● **PROBLEM STATEMENT**
Omit pictures and quote the listing below line by line, from its start through the line that holds "const toXY = arr".

******************************

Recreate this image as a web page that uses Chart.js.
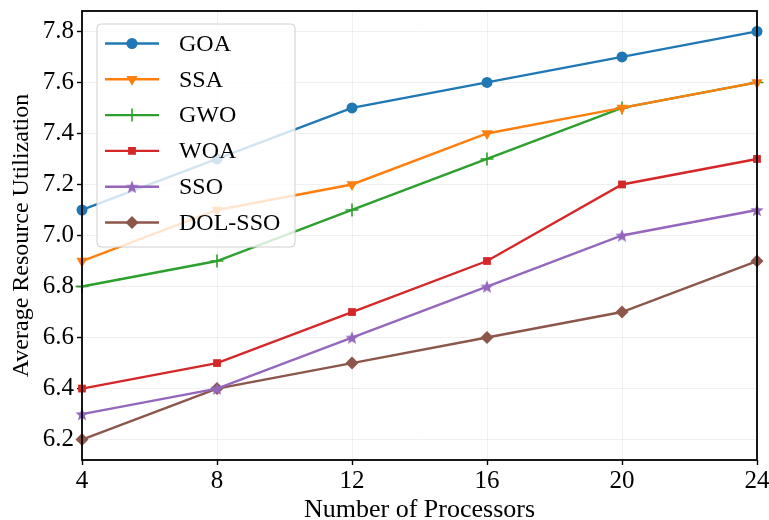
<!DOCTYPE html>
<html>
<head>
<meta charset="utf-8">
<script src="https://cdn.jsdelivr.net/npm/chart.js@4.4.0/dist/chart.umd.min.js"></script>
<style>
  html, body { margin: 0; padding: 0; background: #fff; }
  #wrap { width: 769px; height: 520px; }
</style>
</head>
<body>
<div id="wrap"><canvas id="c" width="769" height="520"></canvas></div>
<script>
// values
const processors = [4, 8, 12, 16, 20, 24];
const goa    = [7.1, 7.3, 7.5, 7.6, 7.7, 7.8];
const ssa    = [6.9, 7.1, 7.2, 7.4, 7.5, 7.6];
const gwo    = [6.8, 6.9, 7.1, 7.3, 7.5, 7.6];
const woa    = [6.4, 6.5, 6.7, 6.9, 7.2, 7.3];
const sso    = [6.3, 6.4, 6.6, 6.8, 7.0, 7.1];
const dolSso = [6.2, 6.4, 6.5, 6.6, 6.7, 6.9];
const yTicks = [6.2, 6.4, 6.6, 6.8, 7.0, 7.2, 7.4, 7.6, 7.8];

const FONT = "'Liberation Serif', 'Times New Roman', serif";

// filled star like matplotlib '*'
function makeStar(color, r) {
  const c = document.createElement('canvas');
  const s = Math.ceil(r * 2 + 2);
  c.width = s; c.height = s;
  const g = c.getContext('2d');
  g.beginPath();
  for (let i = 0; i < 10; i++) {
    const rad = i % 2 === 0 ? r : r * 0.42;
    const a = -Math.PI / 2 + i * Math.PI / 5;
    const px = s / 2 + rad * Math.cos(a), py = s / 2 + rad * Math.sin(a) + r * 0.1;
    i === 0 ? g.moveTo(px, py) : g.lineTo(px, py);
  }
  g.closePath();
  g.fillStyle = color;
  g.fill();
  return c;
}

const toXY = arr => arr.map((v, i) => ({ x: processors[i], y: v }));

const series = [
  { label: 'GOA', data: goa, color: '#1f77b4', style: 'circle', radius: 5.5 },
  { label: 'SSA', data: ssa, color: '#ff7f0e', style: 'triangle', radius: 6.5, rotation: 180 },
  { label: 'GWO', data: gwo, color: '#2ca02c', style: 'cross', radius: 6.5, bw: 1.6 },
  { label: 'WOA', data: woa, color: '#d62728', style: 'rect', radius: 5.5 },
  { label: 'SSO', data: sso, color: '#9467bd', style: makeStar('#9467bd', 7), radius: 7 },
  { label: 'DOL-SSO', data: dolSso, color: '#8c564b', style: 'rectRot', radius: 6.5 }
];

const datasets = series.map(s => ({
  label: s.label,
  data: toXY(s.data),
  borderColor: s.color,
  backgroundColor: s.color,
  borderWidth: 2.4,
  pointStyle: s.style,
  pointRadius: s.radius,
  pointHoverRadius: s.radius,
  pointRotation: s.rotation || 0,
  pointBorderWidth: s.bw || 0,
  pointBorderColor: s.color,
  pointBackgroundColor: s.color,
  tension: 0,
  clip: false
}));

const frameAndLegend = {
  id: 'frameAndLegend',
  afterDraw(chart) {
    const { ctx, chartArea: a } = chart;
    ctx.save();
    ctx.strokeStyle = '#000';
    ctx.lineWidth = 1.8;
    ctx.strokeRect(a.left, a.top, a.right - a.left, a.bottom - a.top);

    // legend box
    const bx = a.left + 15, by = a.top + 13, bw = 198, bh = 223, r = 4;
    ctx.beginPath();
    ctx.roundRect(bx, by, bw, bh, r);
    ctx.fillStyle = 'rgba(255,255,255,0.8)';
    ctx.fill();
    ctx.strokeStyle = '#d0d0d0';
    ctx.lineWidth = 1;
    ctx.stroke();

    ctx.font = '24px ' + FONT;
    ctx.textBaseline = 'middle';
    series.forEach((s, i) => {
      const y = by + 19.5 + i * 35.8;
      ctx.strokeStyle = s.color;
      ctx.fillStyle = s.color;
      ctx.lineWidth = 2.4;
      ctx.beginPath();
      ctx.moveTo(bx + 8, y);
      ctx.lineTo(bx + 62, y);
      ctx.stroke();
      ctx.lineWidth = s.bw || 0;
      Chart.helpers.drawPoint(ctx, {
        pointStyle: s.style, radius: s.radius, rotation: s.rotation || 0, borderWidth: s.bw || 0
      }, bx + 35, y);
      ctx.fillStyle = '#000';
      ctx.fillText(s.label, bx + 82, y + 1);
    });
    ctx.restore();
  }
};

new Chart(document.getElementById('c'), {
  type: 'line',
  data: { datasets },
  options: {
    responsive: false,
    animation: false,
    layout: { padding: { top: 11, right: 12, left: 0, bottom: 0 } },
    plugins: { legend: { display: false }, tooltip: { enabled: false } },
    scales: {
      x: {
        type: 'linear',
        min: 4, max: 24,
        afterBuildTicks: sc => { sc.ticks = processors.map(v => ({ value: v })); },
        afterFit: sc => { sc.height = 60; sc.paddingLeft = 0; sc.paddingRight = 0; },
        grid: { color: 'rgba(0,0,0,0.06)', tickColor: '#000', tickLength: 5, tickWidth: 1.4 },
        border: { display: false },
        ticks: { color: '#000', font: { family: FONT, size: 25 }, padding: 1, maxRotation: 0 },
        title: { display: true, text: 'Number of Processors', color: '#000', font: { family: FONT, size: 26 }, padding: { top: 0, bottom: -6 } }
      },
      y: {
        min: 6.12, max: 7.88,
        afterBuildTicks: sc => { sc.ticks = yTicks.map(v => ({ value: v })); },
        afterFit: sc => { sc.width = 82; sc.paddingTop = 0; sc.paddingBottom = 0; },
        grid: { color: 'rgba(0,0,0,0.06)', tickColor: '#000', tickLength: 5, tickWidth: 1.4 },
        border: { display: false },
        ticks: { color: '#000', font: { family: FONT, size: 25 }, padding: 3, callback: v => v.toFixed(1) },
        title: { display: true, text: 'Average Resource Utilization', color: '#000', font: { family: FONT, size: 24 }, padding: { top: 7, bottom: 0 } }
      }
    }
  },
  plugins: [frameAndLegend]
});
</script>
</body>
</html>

******************************

● **ANSWER FOR THE TASK**
Recreate this image as a web page that uses Chart.js.
<!DOCTYPE html>
<html>
<head>
<meta charset="utf-8">
<script src="https://cdn.jsdelivr.net/npm/chart.js@4.4.0/dist/chart.umd.min.js"></script>
<style>
  html, body { margin: 0; padding: 0; background: #fff; }
  #wrap { width: 769px; height: 520px; }
</style>
</head>
<body>
<div id="wrap"><canvas id="c" width="769" height="520"></canvas></div>
<script>
// values
const processors = [4, 8, 12, 16, 20, 24];
const goa    = [7.1, 7.3, 7.5, 7.6, 7.7, 7.8];
const ssa    = [6.9, 7.1, 7.2, 7.4, 7.5, 7.6];
const gwo    = [6.8, 6.9, 7.1, 7.3, 7.5, 7.6];
const woa    = [6.4, 6.5, 6.7, 6.9, 7.2, 7.3];
const sso    = [6.3, 6.4, 6.6, 6.8, 7.0, 7.1];
const dolSso = [6.2, 6.4, 6.5, 6.6, 6.7, 6.9];
const yTicks = [6.2, 6.4, 6.6, 6.8, 7.0, 7.2, 7.4, 7.6, 7.8];

const FONT = "'Liberation Serif', 'Times New Roman', serif";

// filled star like matplotlib '*'
function makeStar(color, r) {
  const c = document.createElement('canvas');
  const s = Math.ceil(r * 2 + 2);
  c.width = s; c.height = s;
  const g = c.getContext('2d');
  g.beginPath();
  for (let i = 0; i < 10; i++) {
    const rad = i % 2 === 0 ? r : r * 0.42;
    const a = -Math.PI / 2 + i * Math.PI / 5;
    const px = s / 2 + rad * Math.cos(a), py = s / 2 + rad * Math.sin(a) + r * 0.1;
    i === 0 ? g.moveTo(px, py) : g.lineTo(px, py);
  }
  g.closePath();
  g.fillStyle = color;
  g.fill();
  return c;
}

const toXY = arr => arr.map((v, i) => ({ x: processors[i], y: v }));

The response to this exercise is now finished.